▶ **Challenge**:
Pick out the lines below that include the string "this".

---- Data to use

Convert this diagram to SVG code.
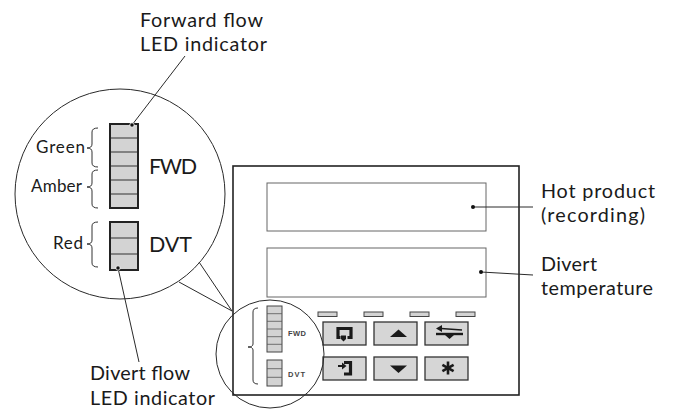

--------
---- Data to use

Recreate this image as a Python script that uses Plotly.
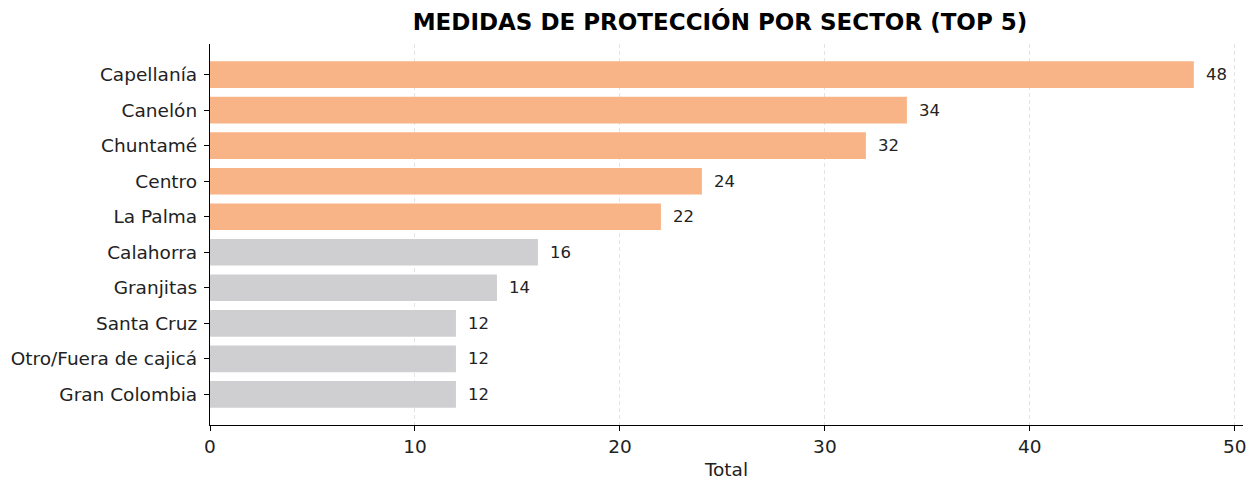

--------
---- Data to use

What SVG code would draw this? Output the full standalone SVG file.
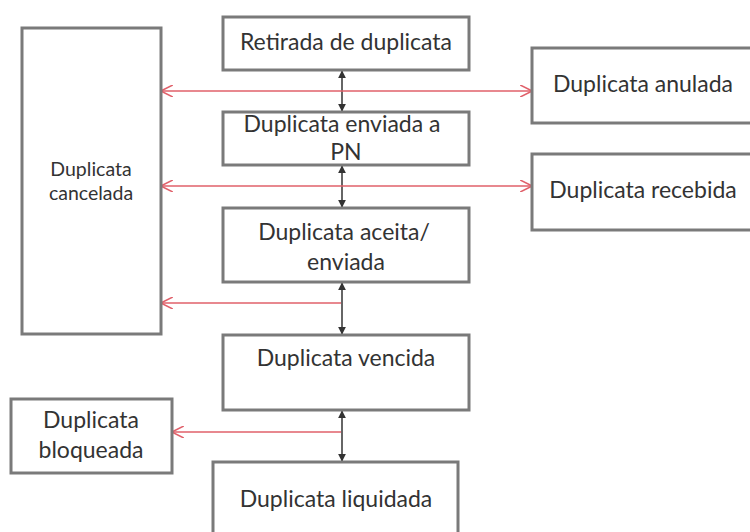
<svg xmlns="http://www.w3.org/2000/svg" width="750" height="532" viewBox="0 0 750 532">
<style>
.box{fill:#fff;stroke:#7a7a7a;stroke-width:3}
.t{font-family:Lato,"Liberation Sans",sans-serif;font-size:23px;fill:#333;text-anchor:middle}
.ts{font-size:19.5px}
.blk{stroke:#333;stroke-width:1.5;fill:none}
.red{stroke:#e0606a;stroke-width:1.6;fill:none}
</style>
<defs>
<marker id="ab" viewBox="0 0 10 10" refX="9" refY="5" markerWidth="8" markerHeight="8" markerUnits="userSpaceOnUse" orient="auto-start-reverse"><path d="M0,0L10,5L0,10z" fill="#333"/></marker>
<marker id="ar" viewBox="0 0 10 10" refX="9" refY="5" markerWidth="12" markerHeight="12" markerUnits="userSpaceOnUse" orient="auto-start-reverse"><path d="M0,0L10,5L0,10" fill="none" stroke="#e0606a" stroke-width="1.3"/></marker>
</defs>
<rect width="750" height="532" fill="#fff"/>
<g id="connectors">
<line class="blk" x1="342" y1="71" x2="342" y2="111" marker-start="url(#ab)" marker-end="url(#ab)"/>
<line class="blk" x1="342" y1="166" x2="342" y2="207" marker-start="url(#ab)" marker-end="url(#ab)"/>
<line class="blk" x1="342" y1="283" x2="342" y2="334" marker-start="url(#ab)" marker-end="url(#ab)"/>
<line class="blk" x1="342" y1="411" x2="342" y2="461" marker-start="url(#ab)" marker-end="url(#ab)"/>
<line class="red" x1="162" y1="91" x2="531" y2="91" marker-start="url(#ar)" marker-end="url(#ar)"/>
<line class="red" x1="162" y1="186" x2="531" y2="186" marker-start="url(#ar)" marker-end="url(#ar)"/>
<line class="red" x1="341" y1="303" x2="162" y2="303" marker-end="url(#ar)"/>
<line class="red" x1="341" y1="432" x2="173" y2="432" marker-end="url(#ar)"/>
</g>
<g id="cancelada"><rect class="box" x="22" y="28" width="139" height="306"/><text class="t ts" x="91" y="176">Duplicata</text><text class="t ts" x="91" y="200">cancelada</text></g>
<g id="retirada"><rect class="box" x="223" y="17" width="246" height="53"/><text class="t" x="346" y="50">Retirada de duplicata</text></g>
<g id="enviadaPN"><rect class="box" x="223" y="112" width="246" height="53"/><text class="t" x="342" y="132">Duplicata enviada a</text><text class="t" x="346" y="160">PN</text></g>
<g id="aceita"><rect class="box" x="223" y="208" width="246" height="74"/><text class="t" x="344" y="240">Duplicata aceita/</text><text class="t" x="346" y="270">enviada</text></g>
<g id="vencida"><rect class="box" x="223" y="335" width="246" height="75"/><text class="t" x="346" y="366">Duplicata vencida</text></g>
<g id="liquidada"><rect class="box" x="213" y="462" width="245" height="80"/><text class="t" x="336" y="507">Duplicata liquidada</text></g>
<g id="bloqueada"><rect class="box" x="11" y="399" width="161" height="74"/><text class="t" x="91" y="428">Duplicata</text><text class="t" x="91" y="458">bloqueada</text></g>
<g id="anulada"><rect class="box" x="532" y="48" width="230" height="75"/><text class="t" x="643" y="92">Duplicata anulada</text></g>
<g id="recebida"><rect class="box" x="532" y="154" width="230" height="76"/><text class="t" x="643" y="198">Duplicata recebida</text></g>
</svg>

--------

▶ **Task response**:
Convert this diagram to SVG code.
Recreate this image as a Python script that uses Plotly.
What SVG code would draw this? Output the full standalone SVG file.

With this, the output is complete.